Anything can set off a book - an idea, a dialogue, a chance image and it is built upon. It takes shape as it goes along, apparently on its own volition too, but still I would not say effortlessly. The very fact that a writer works, reworks and goes on working till such time he/she feels this is it or this is as far as I can take it, implies effort. Let us not valorize spontaneous outpouring in artistic endeavors. That's only a part of it.

You confess that you do not often write non-fiction. Why? Inadvertently or not, a lot of truth weaves into fiction. Do you create watertight compartments where you don't allow truth to trickle in, or do you at times unconsciously leave the door open?


I have not chosen fiction over non fiction because it allows for greater truth. Truth is not prerogative of any single mode of discourse. We are all looking for truth and do it through different media. Once I got involved in fiction I just plunged in and that does not leave me too much time and energy for non-fiction. That's all. So far.

In the same breath you had said that you would want to write very different kinds of things and have people say that it's like a different author each time. Have you been able to achieve it in your three novels? And where do you go from here?

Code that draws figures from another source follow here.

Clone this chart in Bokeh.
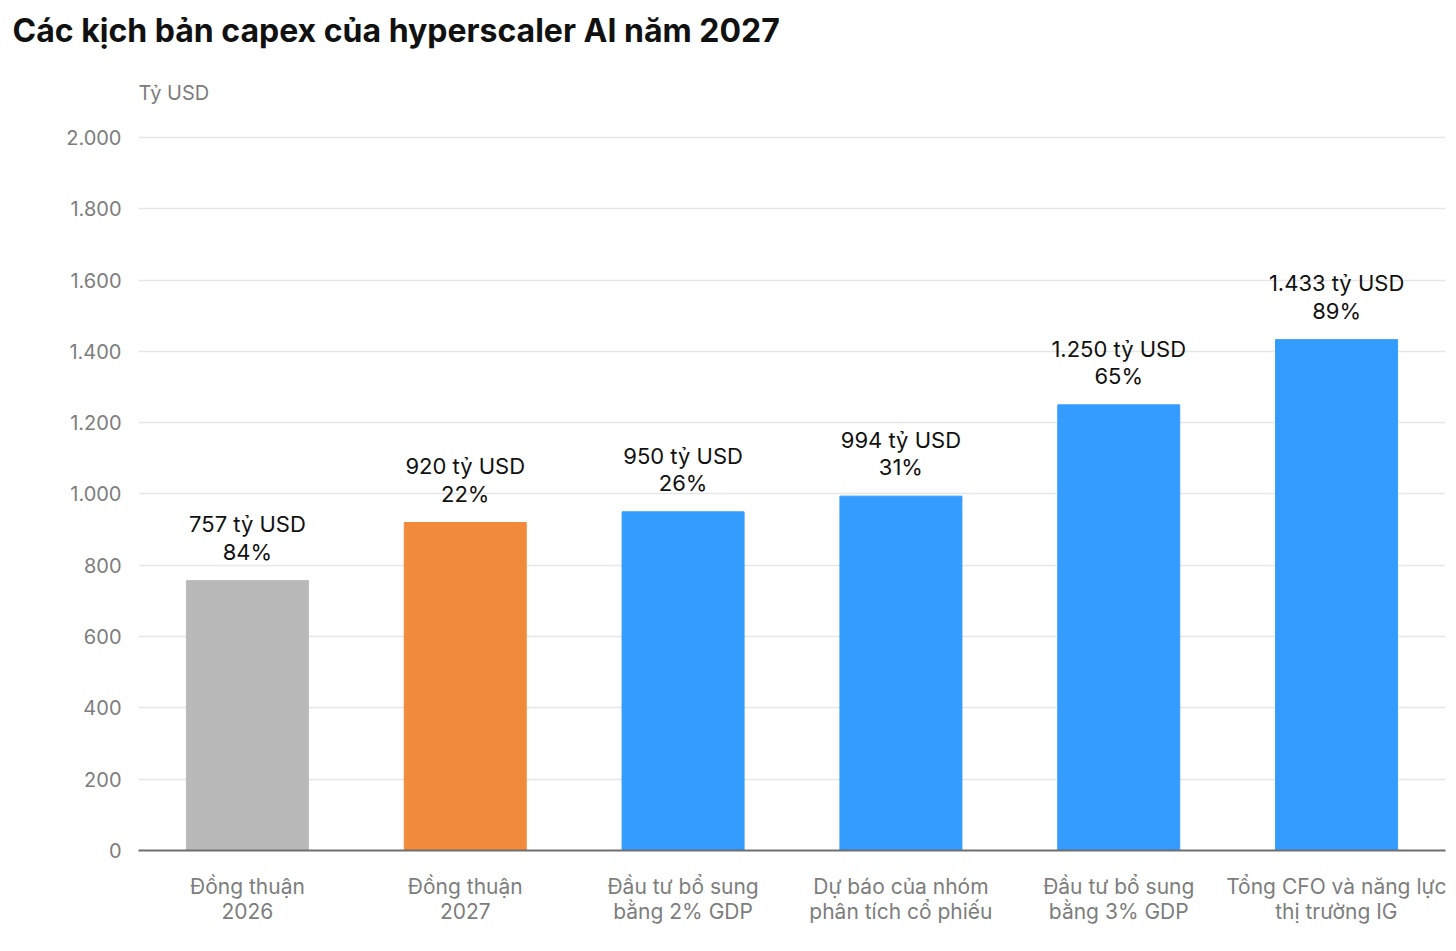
from bokeh.core.properties import value
from bokeh.embed import file_html
from bokeh.models import ColumnDataSource, FixedTicker, Label, Range1d, Title
from bokeh.plotting import figure
from bokeh.resources import INLINE

categories = ["Đồng thuận\n2026", "Đồng thuận\n2027", "Đầu tư bổ sung\nbằng 2% GDP",
              "Dự báo của nhóm\nphân tích cổ phiếu", "Đầu tư bổ sung\nbằng 3% GDP",
              "Tổng CFO và năng lực\nthị trường IG"]
capex = [757, 920, 950, 994, 1250, 1433]
shares = ["84%", "22%", "26%", "31%", "65%", "89%"]
colors = ["#b9b9b9", "#f28a3c", "#349cff", "#349cff", "#349cff", "#349cff"]
y_ticks = [0, 200, 400, 600, 800, 1000, 1200, 1400, 1600, 1800, 2000]

FONT = "Inter"

pos = [i + 0.5 for i in range(len(categories))]
labels = [f"{v:,} tỷ USD\n{s}".replace(",", ".") for v, s in zip(capex, shares)]
src = ColumnDataSource(dict(x=pos, top=capex, color=colors, label=labels))

# frame spans the chart plus room above 2.000 for the unit label
p = figure(width=1446, height=943, output_backend="svg", toolbar_location=None,
           x_range=Range1d(0, len(categories)), y_range=Range1d(0, 2230),
           min_border_left=138, min_border_right=1, min_border_top=55,
           min_border_bottom=93)
p.outline_line_color = None

p.vbar(x="x", top="top", width=0.56, color="color", source=src)
p.text(x="x", y="top", text="label", source=src, text_align="center",
       text_baseline="bottom", y_offset=-16, text_font=value(FONT),
       text_font_size="22px", text_color="#111111", text_line_height=1.05)

p.xgrid.visible = False
p.ygrid.grid_line_color = "#e6e6e6"
p.ygrid.grid_line_width = 1.5
p.ygrid.ticker = FixedTicker(ticks=y_ticks)

ya = p.yaxis[0]
ya.ticker = FixedTicker(ticks=y_ticks)
ya.major_label_overrides = {t: f"{t:,}".replace(",", ".") for t in y_ticks}
ya.axis_line_color = None
ya.major_tick_line_color = None
ya.minor_tick_line_color = None
ya.major_label_text_font = FONT
ya.major_label_text_font_size = "20px"
ya.major_label_text_color = "#7d7d7d"
ya.major_label_standoff = 11

xa = p.xaxis[0]
xa.ticker = FixedTicker(ticks=pos)
xa.major_label_overrides = {x: c for x, c in zip(pos, categories)}
xa.axis_line_color = "#6e6e6e"
xa.axis_line_width = 2
xa.major_tick_line_color = None
xa.minor_tick_line_color = None
xa.major_label_text_font = FONT
xa.major_label_text_font_size = "21px"
xa.major_label_text_color = "#7d7d7d"
xa.major_label_text_line_height = 1.0
xa.major_label_standoff = 17

p.add_layout(Label(x=0, y=2126, text="Tỷ USD", text_font=FONT, text_font_size="20px",
                   text_color="#7d7d7d", text_baseline="middle"))
p.add_layout(Title(text="Các kịch bản capex của hyperscaler AI năm 2027", align="left",
                   offset=-126, text_font=FONT, text_font_size="32px",
                   text_font_style="bold", text_color="#111111", standoff=12), "above")

open("out.html", "w").write(file_html(p, INLINE))
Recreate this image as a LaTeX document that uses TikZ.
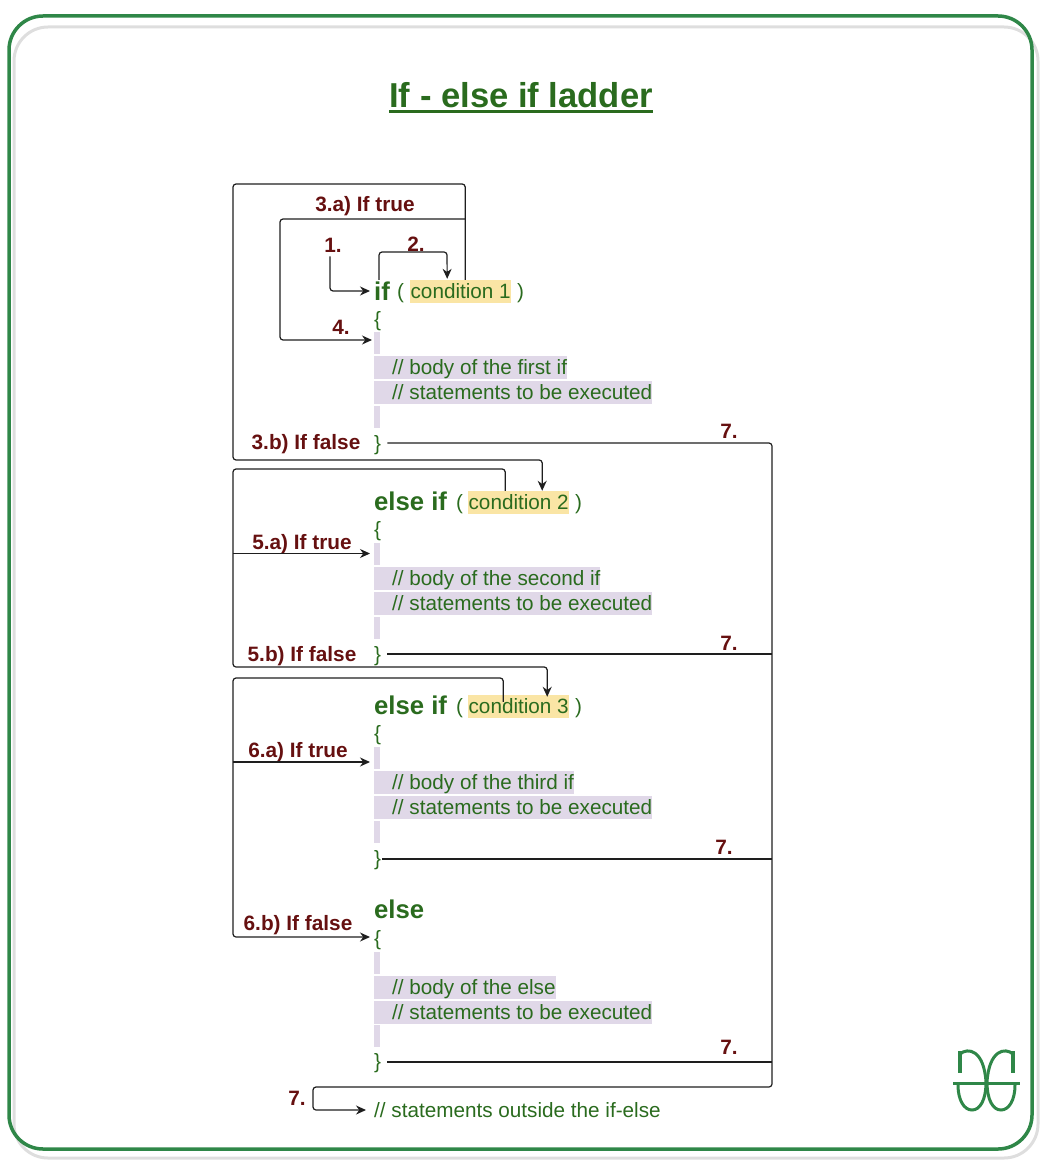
\documentclass[tikz,border=0pt]{standalone}
\usepackage{fontspec}
\setmainfont{Liberation Sans}
\usepackage{xcolor}
\definecolor{gfggreen}{RGB}{47, 135, 72}
\definecolor{gfgshadow}{RGB}{222, 222, 222}
\definecolor{codegreen}{RGB}{42, 107, 30}
\definecolor{stepred}{RGB}{102, 16, 16}
\definecolor{condyellow}{RGB}{250, 229, 165}
\definecolor{bodylilac}{RGB}{224, 216, 232}
\definecolor{flowblack}{RGB}{30, 30, 30}
\usetikzlibrary{arrows.meta}
\tikzset{
    code/.style={anchor=west, inner sep=0pt, text=codegreen, font=\fontsize{20.7}{24}\selectfont, text height=17pt, text depth=3pt},
    keyword/.style={code, font=\fontsize{25.7}{30}\selectfont\bfseries, text height=18pt, text depth=0pt},
    condbox/.style={code, fill=condyellow, minimum width=101pt, minimum height=23pt},
    bodyline/.style={code, fill=bodylilac, minimum height=23pt, execute at begin node=\hspace*{18pt}},
    spacer/.style={anchor=west, inner sep=0pt, fill=bodylilac, minimum width=6pt, minimum height=22pt},
    steplabel/.style={inner sep=0pt, text=stepred, font=\fontsize{20.8}{24}\selectfont\bfseries},
    flow/.style={draw=flowblack, line width=1.2pt, rounded corners=3pt},
    flowto/.style={flow, -{Stealth[length=10pt,width=9pt]}},
    logoline/.style={gfggreen, line width=3pt},
}
\begin{document}
\begin{tikzpicture}[x=1pt, y=-1pt]
    \useasboundingbox (0, 0) rectangle (1050, 1166);

    % Frame
    \draw[gfgshadow, line width=3pt, rounded corners=34pt] (14, 27) rectangle (1038, 1158);
    \draw[gfggreen, line width=3.5pt, rounded corners=34pt] (9, 16) rectangle (1032, 1149);
    \node[inner sep=0pt, text=codegreen, font=\fontsize{34.6}{42}\selectfont\bfseries, text height=24pt, text depth=0pt] (title) at (521, 95.5) {If - else if ladder};
    \draw[codegreen, line width=3pt] ([yshift=-4pt]title.south west) -- ([yshift=-4pt]title.south east);

    % First if
    \node[keyword] (kwif) at (374, 291) {if};
    \node[code] (openone) at (397, 291) {(};
    \node[condbox] (condone) at (410, 291.5) {condition 1};
    \node[code] (shutone) at (517, 291) {)};
    \node[code] (braceone) at (374, 319) {\{};
    \node[spacer] (barone) at (374, 342.5) {};
    \node[bodyline] (bodyone) at (374, 367.5) {// body of the first if};
    \node[bodyline] (stmtone) at (374, 392.5) {// statements to be executed};
    \node[spacer] (endone) at (374, 417) {};
    \node[code] (closeone) at (374, 443) {\}};

    % Second if
    \node[keyword] (kwtwo) at (374, 501) {else if};
    \node[code] (opentwo) at (456, 502) {(};
    \node[condbox] (condtwo) at (468, 502.5) {condition 2};
    \node[code] (shuttwo) at (575, 502) {)};
    \node[code] (bracetwo) at (374, 529) {\{};
    \node[spacer] (bartwo) at (374, 553.5) {};
    \node[bodyline] (bodytwo) at (374, 578.5) {// body of the second if};
    \node[bodyline] (stmttwo) at (374, 603.5) {// statements to be executed};
    \node[spacer] (endtwo) at (374, 628) {};
    \node[code] (closetwo) at (374, 654) {\}};

    % Third if
    \node[keyword] (kwthree) at (374, 705) {else if};
    \node[code] (openthree) at (456, 706) {(};
    \node[condbox] (condthree) at (468, 706.5) {condition 3};
    \node[code] (shutthree) at (575, 706) {)};
    \node[code] (bracethree) at (374, 733) {\{};
    \node[spacer] (barthree) at (374, 757.5) {};
    \node[bodyline] (bodythree) at (374, 782.5) {// body of the third if};
    \node[bodyline] (stmtthree) at (374, 807.5) {// statements to be executed};
    \node[spacer] (endthree) at (374, 832) {};
    \node[code] (closethree) at (374, 858) {\}};

    % Else
    \node[keyword] (kwelse) at (374, 909) {else};
    \node[code] (braceelse) at (374, 938) {\{};
    \node[spacer] (barelse) at (374, 962.5) {};
    \node[bodyline] (bodyelse) at (374, 987.5) {// body of the else};
    \node[bodyline] (stmtelse) at (374, 1012.5) {// statements to be executed};
    \node[spacer] (endelse) at (374, 1036) {};
    \node[code] (closeelse) at (374, 1061) {\}};
    \node[code] (outside) at (374, 1110) {// statements outside the if-else};

    % Step labels
    \node[steplabel] (stepone) at (333, 245) {1.};
    \node[steplabel] (steptwo) at (416, 244) {2.};
    \node[steplabel] (stepthreea) at (365, 206) {3.a) If true};
    \node[steplabel] (stepthreeb) at (306, 444) {3.b) If false};
    \node[steplabel] (stepfour) at (341, 327) {4.};
    \node[steplabel] (stepfivea) at (302, 544) {5.a) If true};
    \node[steplabel] (stepfiveb) at (302, 656) {5.b) If false};
    \node[steplabel] (stepsixa) at (298, 752) {6.a) If true};
    \node[steplabel] (stepsixb) at (298, 925) {6.b) If false};
    \node[steplabel] (sevenone) at (729, 431) {7.};
    \node[steplabel] (seventwo) at (729, 643) {7.};
    \node[steplabel] (seventhree) at (724, 847) {7.};
    \node[steplabel] (sevenfour) at (729, 1047) {7.};
    \node[steplabel] (sevenfive) at (297, 1098) {7.};

    % Bends of the connectors
    \coordinate (topone) at (233, 184);
    \coordinate (lowone) at (233, 460);
    \coordinate (bendtwo) at (447, 252);
    \coordinate (splitone) at (465, 219);
    \coordinate (leftfour) at (280, 219);
    \coordinate (toptwo) at (233, 469);
    \coordinate (lowtwo) at (233, 667);
    \coordinate (topthree) at (233, 678);
    \coordinate (lowthree) at (233, 937);
    \coordinate (exittop) at (772, 443);
    \coordinate (exitlow) at (772, 1087);
    \coordinate (exitleft) at (313, 1087);

    % Steps 1 to 4
    \draw[flowto] ([xshift=-3pt, yshift=-4pt]stepone.south) |- ([xshift=-4pt]kwif.west);
    \draw[flowto] ([xshift=-3pt, yshift=2pt]kwif.north) |- (bendtwo) -- ([xshift=-13.5pt, yshift=1pt]condone.north);
    \draw[flowto] ([xshift=4.5pt]condone.north) |- (topone) -- (lowone) -| ([xshift=23.5pt]condtwo.north);
    \draw[flowto] (splitone) -- (leftfour) |- ([xshift=-2pt, yshift=2.5pt]barone.west);

    % Steps 5 and 6
    \draw[flowto] ([xshift=-13.5pt]condtwo.north) |- (toptwo) -- (lowtwo) -| ([xshift=28.5pt, yshift=-2pt]condthree.north);
    \draw[flowto] (toptwo |- bartwo.west) -- ([xshift=-4pt]bartwo.west);
    \draw[flowto] ([xshift=-15.5pt, yshift=-7pt]condthree.north) |- (topthree) -- (lowthree) -- ([xshift=-4pt]lowthree -| outside.west);
    \draw[flowto] ([yshift=-4.5pt]topthree |- barthree.west) -- ([xshift=-4pt, yshift=-4.5pt]barthree.west);

    % Step 7
    \draw[flowto] ([xshift=6pt]closeone.east) -- (exittop) -- (exitlow) -- (exitleft) |- ([xshift=-8pt]outside.west);
    \draw[flow] ([xshift=6pt]closetwo.east) -- (exittop |- closetwo.east);
    \draw[flow] ([xshift=1pt, yshift=-1pt]closethree.east) -- ([yshift=-1pt]exittop |- closethree.east);
    \draw[flow] ([xshift=6pt, yshift=-1pt]closeelse.east) -- ([yshift=-1pt]exittop |- closeelse.east);

    % Logo
    \draw[logoline] (953, 1083.5) -- (1020, 1083.5);
    \draw[logoline, line width=4pt] (960, 1051) -- (960, 1073);
    \draw[logoline, line width=4pt] (1013, 1051) -- (1013, 1073);
    \draw[logoline] (960, 1054) .. controls (968, 1047) and (984, 1050) .. (986, 1082) .. controls (986, 1100) and (980, 1110) .. (972, 1110) .. controls (964, 1110) and (958, 1100) .. (958, 1085);
    \draw[logoline] (1013, 1054) .. controls (1005, 1047) and (989, 1050) .. (987, 1082) .. controls (987, 1100) and (993, 1110) .. (1001, 1110) .. controls (1009, 1110) and (1015, 1100) .. (1015, 1085);
\end{tikzpicture}
\end{document}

I do like variety and like the prospect of traversing different grounds in literature. But my purpose in life is not to appear like a different author each time. It has happened to some extent - and I am told so too - in my three novels so far. It does not excite me. It may well have to do with the fact that I have not found my ground yet! But I don't mind that as long as I am finding grounds interestingly and better. I am working on other things - a novel and some stories now. Let's see if they are by another author!